Hagestad, who has gone head-to-head with Harvey in two competitions this summer, including a stroke-play playoff in the U.S. Amateur at Oakland Hills Country Club, in Bloomfield Hills, Mich., broke open a tight semifinal match by winning the last three holes. He struck his approach shot to within six inches at the par-4 14th for a 2-up advantage and won with conceded pars on holes 15 and 16.

“I just played a little bit better golf,” said Hagestad, who lost to Harvey in a sudden-death playoff at the George C. Thomas Invitational at Los Angeles (Calif.) Country Club in June. “I knew that if I could kind of get it to the back nine and trust myself and commit to hitting good shots that hopefully I’d be okay.”

Hagestad was more than good on the par-3 ninth when he kept the match all square by extricating his ball from a greenside bunker and sinking a 25-footer for par. He would take a 1-up lead on the following hole with a conceded birdie after Strickland found trouble off the tee.

“There is a time to be conservative and time to go for the hero shot,” said Hagestad about his downhill lie from the bunker on the ninth. “The hero shot was just putting it on the green, let alone trying to put it close. Let’s just say I don’t really want to go do it again.”

In the quarterfinal round, Strickland defeated No. 1 seed Michael Muehr, 1 up, and was victorious in his fourth consecutive match that went to an 18th hole. He made a routine par while his opponent three-putted from off the green. In a back-and-forth match, Muehr, 44, of Potomac Falls, Va., regrouped from 2 down by winning holes 15 and 16. He sank a 3-foot par putt on the difficult par-4 16th.

“Had a great shot [to win] there on 18,” said Muehr, who played professionally on both the PGA Tour and Web.com Tour before being reinstated as an amateur. “I hadn’t played that hole since Saturday morning, so it’s been five days. It looked so fast, that putt and obviously left it way short, so disappointing.”

Hagestad moved past Michael McDermott, 41, of Bryn Mawr, Pa., 2 up, in the quarterfinals. He dropped the opening three holes but rallied and took the lead for good on No. 13 with a par. McDermott, the hometown favorite who was the runner-up in two Philadelphia Amateurs on the Old Course, had reached the quarterfinals with a pair of 1-up decisions and a 20-hole win in the Round of 64.

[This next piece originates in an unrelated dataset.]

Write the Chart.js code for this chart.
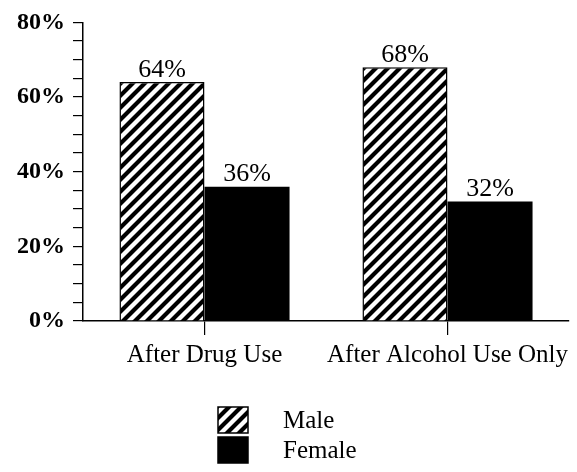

Harvey, the No. 3 seed who was a stroke-play co-medalist along with Muehr, won five of seven holes in the middle of his quarterfinal match with David May, 29, of Auburn, N.Y., for a 4-and-3 triumph. He was conceded birdie putts at Nos. 9, 10 and 11. On the 600-yard, par-5 11th, he struck a 56-degree wedge to within 10 feet.

Sullivan, who works as a real estate lender, won six consecutive holes on the outward nine en route to a 2-and-1 decision against Josh Irving, 29, of Dallas, Texas. Sullivan made a 12-footer for par on No. 5 and drilled a 20-foot birdie putt on the par-7 seventh to end that run. Irving, who made the quarterfinals for the second consecutive year, cut into the deficit by winning holes 11 through 14. But Sullivan made good use of his putter from the off the green to halve Nos. 16 and 17.

The U.S. Mid-Amateur is one of 13 national championships conducted annually by the United States Golf Association, 10 of which are strictly for amateurs.

“I wouldn’t say that anybody’s got an advantage,” said Harvey about his matchup with Hagestad. “I definitely have the experience, but he’s got the young cockiness and is in shape.”

The semifinalists, Strickland and Sullivan, receive a two-year exemption into the U.S. Mid-Amateur. The 2017 championship will be played Oct. 7-12 at the Capital City Club (Crabapple Course), in Atlanta, Ga.

Both finalists are exempt into the 2017 U.S. Amateur at Riviera Country Club, in Pacific Palisades, Calif., and are exempt into 2017 U.S. Open sectional qualifying. The champion also receives a likely invitation to the 2017 Masters.